» **Rows from a dataset of charts and code**:
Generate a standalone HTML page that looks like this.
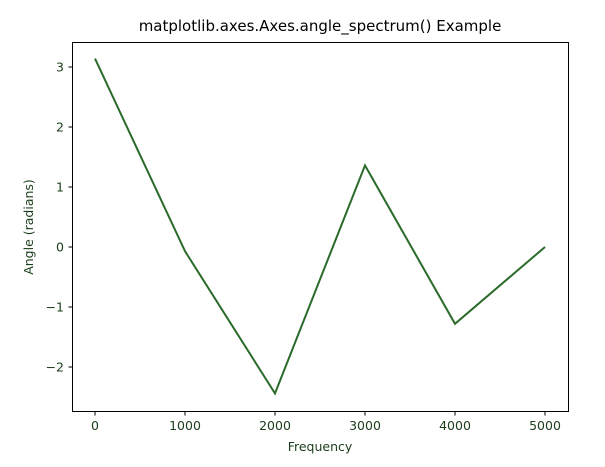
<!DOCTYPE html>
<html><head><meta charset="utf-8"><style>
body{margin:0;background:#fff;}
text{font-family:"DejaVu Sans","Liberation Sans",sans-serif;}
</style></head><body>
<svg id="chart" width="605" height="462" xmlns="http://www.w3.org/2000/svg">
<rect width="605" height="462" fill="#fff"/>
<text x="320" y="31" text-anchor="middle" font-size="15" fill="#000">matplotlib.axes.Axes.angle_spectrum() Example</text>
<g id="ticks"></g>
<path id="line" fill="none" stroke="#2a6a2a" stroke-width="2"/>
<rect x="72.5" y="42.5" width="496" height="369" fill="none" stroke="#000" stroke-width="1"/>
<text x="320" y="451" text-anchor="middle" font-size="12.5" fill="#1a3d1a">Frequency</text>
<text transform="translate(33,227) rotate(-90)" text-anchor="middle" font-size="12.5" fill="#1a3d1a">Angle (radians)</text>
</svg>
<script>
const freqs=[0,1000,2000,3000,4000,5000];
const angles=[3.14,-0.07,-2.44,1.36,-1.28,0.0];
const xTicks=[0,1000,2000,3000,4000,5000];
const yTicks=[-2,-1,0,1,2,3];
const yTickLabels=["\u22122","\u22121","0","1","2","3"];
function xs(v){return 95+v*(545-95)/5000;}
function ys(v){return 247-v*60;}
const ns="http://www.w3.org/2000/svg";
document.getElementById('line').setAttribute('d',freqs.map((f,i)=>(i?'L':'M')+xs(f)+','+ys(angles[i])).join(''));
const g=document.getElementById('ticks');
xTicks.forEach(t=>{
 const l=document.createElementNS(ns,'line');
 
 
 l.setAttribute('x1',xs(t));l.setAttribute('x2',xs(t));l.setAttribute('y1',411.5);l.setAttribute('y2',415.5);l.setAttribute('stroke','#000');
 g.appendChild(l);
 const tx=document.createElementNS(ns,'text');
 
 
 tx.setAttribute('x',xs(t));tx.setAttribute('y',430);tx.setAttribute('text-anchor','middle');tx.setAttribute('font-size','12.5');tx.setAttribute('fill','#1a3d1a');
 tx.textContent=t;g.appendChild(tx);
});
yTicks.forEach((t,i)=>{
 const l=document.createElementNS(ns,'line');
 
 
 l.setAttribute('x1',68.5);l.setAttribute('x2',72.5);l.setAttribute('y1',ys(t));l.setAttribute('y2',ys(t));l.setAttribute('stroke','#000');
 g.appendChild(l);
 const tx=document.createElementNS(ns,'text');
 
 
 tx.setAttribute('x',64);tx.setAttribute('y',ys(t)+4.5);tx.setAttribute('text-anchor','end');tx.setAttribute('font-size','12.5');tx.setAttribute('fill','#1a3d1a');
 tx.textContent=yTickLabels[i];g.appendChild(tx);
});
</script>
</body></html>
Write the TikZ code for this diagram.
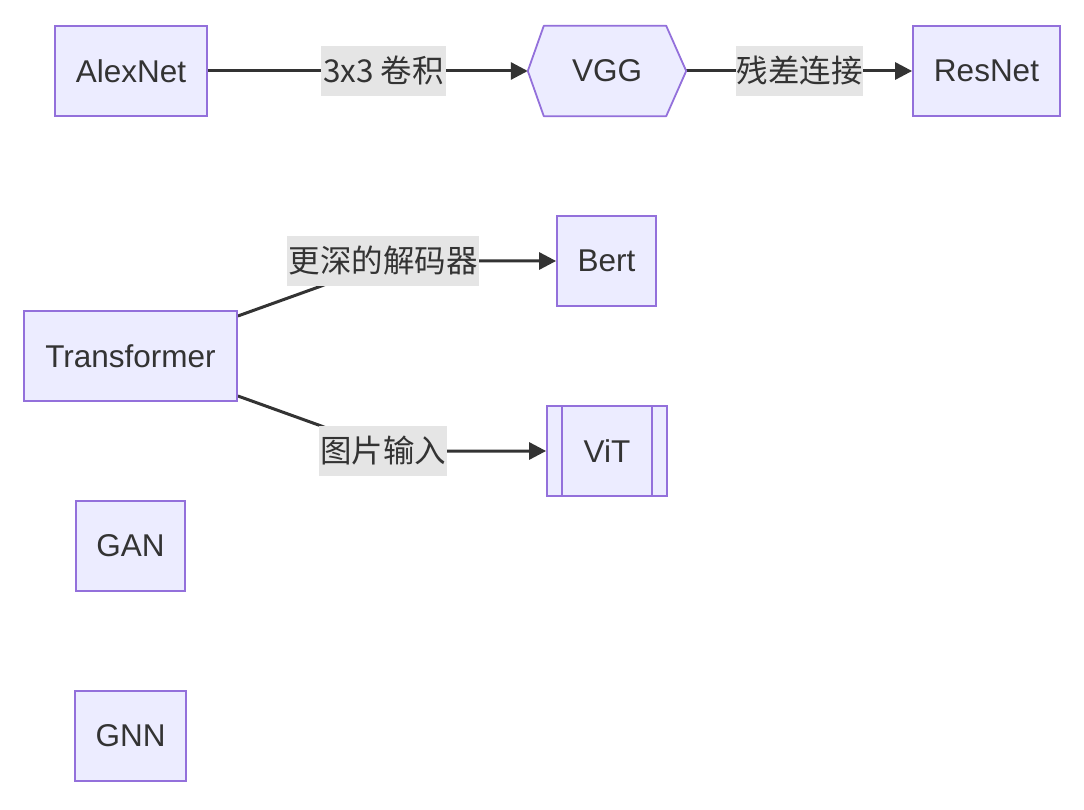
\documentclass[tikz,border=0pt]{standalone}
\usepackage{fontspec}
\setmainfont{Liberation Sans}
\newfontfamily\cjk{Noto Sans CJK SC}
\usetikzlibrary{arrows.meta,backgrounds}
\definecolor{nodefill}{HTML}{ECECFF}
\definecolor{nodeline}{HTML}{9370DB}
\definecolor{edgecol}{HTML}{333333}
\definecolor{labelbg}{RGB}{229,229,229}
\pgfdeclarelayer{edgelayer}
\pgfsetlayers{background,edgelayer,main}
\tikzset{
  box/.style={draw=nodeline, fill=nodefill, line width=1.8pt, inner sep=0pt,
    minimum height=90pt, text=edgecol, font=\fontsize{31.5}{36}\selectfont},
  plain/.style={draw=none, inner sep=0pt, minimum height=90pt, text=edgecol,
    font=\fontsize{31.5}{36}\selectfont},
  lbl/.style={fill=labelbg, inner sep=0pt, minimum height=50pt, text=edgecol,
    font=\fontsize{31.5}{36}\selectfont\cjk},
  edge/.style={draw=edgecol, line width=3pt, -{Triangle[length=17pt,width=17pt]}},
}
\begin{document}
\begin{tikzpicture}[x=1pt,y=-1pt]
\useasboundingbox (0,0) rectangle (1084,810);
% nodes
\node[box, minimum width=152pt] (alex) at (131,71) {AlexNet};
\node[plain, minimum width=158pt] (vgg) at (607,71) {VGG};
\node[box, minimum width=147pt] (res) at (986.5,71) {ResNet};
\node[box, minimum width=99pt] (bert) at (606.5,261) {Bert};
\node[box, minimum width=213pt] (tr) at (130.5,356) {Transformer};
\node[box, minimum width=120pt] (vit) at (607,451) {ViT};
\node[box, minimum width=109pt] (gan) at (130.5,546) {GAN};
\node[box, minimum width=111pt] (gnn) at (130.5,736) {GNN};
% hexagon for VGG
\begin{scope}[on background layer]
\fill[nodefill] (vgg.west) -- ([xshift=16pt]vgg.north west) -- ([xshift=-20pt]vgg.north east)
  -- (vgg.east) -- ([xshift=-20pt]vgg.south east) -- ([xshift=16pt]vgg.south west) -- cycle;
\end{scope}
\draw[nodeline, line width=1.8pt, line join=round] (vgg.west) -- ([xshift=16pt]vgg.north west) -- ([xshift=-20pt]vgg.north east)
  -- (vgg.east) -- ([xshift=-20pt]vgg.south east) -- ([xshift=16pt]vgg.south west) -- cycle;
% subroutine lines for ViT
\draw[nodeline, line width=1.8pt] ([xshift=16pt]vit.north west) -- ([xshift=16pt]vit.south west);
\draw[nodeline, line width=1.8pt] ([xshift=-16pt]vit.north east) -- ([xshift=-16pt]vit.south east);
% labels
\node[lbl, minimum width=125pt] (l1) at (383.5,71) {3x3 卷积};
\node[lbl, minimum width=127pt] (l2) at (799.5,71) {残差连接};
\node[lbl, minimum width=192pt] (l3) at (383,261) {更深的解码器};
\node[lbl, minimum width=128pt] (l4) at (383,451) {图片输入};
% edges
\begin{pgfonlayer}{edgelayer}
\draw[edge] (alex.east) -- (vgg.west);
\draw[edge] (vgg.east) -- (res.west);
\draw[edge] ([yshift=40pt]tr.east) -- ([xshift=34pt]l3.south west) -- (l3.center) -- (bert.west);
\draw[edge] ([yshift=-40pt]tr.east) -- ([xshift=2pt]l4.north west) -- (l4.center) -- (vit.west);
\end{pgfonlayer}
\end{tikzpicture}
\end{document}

» **What is needed**: Return all of the entries exactly as written, but drop any pictures they hold.

» **Task output**:
Generate a standalone HTML page that looks like this.
<!DOCTYPE html>
<html><head><meta charset="utf-8"><style>
body{margin:0;background:#fff;}
text{font-family:"DejaVu Sans","Liberation Sans",sans-serif;}
</style></head><body>
<svg id="chart" width="605" height="462" xmlns="http://www.w3.org/2000/svg">
<rect width="605" height="462" fill="#fff"/>
<text x="320" y="31" text-anchor="middle" font-size="15" fill="#000">matplotlib.axes.Axes.angle_spectrum() Example</text>
<g id="ticks"></g>
<path id="line" fill="none" stroke="#2a6a2a" stroke-width="2"/>
<rect x="72.5" y="42.5" width="496" height="369" fill="none" stroke="#000" stroke-width="1"/>
<text x="320" y="451" text-anchor="middle" font-size="12.5" fill="#1a3d1a">Frequency</text>
<text transform="translate(33,227) rotate(-90)" text-anchor="middle" font-size="12.5" fill="#1a3d1a">Angle (radians)</text>
</svg>
<script>
const freqs=[0,1000,2000,3000,4000,5000];
const angles=[3.14,-0.07,-2.44,1.36,-1.28,0.0];
const xTicks=[0,1000,2000,3000,4000,5000];
const yTicks=[-2,-1,0,1,2,3];
const yTickLabels=["\u22122","\u22121","0","1","2","3"];
function xs(v){return 95+v*(545-95)/5000;}
function ys(v){return 247-v*60;}
const ns="http://www.w3.org/2000/svg";
document.getElementById('line').setAttribute('d',freqs.map((f,i)=>(i?'L':'M')+xs(f)+','+ys(angles[i])).join(''));
const g=document.getElementById('ticks');
xTicks.forEach(t=>{
 const l=document.createElementNS(ns,'line');
 
 
 l.setAttribute('x1',xs(t));l.setAttribute('x2',xs(t));l.setAttribute('y1',411.5);l.setAttribute('y2',415.5);l.setAttribute('stroke','#000');
 g.appendChild(l);
 const tx=document.createElementNS(ns,'text');
 
 
 tx.setAttribute('x',xs(t));tx.setAttribute('y',430);tx.setAttribute('text-anchor','middle');tx.setAttribute('font-size','12.5');tx.setAttribute('fill','#1a3d1a');
 tx.textContent=t;g.appendChild(tx);
});
yTicks.forEach((t,i)=>{
 const l=document.createElementNS(ns,'line');
 
 
 l.setAttribute('x1',68.5);l.setAttribute('x2',72.5);l.setAttribute('y1',ys(t));l.setAttribute('y2',ys(t));l.setAttribute('stroke','#000');
 g.appendChild(l);
 const tx=document.createElementNS(ns,'text');
 
 
 tx.setAttribute('x',64);tx.setAttribute('y',ys(t)+4.5);tx.setAttribute('text-anchor','end');tx.setAttribute('font-size','12.5');tx.setAttribute('fill','#1a3d1a');
 tx.textContent=yTickLabels[i];g.appendChild(tx);
});
</script>
</body></html>
Write the TikZ code for this diagram.
\documentclass[tikz,border=0pt]{standalone}
\usepackage{fontspec}
\setmainfont{Liberation Sans}
\newfontfamily\cjk{Noto Sans CJK SC}
\usetikzlibrary{arrows.meta,backgrounds}
\definecolor{nodefill}{HTML}{ECECFF}
\definecolor{nodeline}{HTML}{9370DB}
\definecolor{edgecol}{HTML}{333333}
\definecolor{labelbg}{RGB}{229,229,229}
\pgfdeclarelayer{edgelayer}
\pgfsetlayers{background,edgelayer,main}
\tikzset{
  box/.style={draw=nodeline, fill=nodefill, line width=1.8pt, inner sep=0pt,
    minimum height=90pt, text=edgecol, font=\fontsize{31.5}{36}\selectfont},
  plain/.style={draw=none, inner sep=0pt, minimum height=90pt, text=edgecol,
    font=\fontsize{31.5}{36}\selectfont},
  lbl/.style={fill=labelbg, inner sep=0pt, minimum height=50pt, text=edgecol,
    font=\fontsize{31.5}{36}\selectfont\cjk},
  edge/.style={draw=edgecol, line width=3pt, -{Triangle[length=17pt,width=17pt]}},
}
\begin{document}
\begin{tikzpicture}[x=1pt,y=-1pt]
\useasboundingbox (0,0) rectangle (1084,810);
% nodes
\node[box, minimum width=152pt] (alex) at (131,71) {AlexNet};
\node[plain, minimum width=158pt] (vgg) at (607,71) {VGG};
\node[box, minimum width=147pt] (res) at (986.5,71) {ResNet};
\node[box, minimum width=99pt] (bert) at (606.5,261) {Bert};
\node[box, minimum width=213pt] (tr) at (130.5,356) {Transformer};
\node[box, minimum width=120pt] (vit) at (607,451) {ViT};
\node[box, minimum width=109pt] (gan) at (130.5,546) {GAN};
\node[box, minimum width=111pt] (gnn) at (130.5,736) {GNN};
% hexagon for VGG
\begin{scope}[on background layer]
\fill[nodefill] (vgg.west) -- ([xshift=16pt]vgg.north west) -- ([xshift=-20pt]vgg.north east)
  -- (vgg.east) -- ([xshift=-20pt]vgg.south east) -- ([xshift=16pt]vgg.south west) -- cycle;
\end{scope}
\draw[nodeline, line width=1.8pt, line join=round] (vgg.west) -- ([xshift=16pt]vgg.north west) -- ([xshift=-20pt]vgg.north east)
  -- (vgg.east) -- ([xshift=-20pt]vgg.south east) -- ([xshift=16pt]vgg.south west) -- cycle;
% subroutine lines for ViT
\draw[nodeline, line width=1.8pt] ([xshift=16pt]vit.north west) -- ([xshift=16pt]vit.south west);
\draw[nodeline, line width=1.8pt] ([xshift=-16pt]vit.north east) -- ([xshift=-16pt]vit.south east);
% labels
\node[lbl, minimum width=125pt] (l1) at (383.5,71) {3x3 卷积};
\node[lbl, minimum width=127pt] (l2) at (799.5,71) {残差连接};
\node[lbl, minimum width=192pt] (l3) at (383,261) {更深的解码器};
\node[lbl, minimum width=128pt] (l4) at (383,451) {图片输入};
% edges
\begin{pgfonlayer}{edgelayer}
\draw[edge] (alex.east) -- (vgg.west);
\draw[edge] (vgg.east) -- (res.west);
\draw[edge] ([yshift=40pt]tr.east) -- ([xshift=34pt]l3.south west) -- (l3.center) -- (bert.west);
\draw[edge] ([yshift=-40pt]tr.east) -- ([xshift=2pt]l4.north west) -- (l4.center) -- (vit.west);
\end{pgfonlayer}
\end{tikzpicture}
\end{document}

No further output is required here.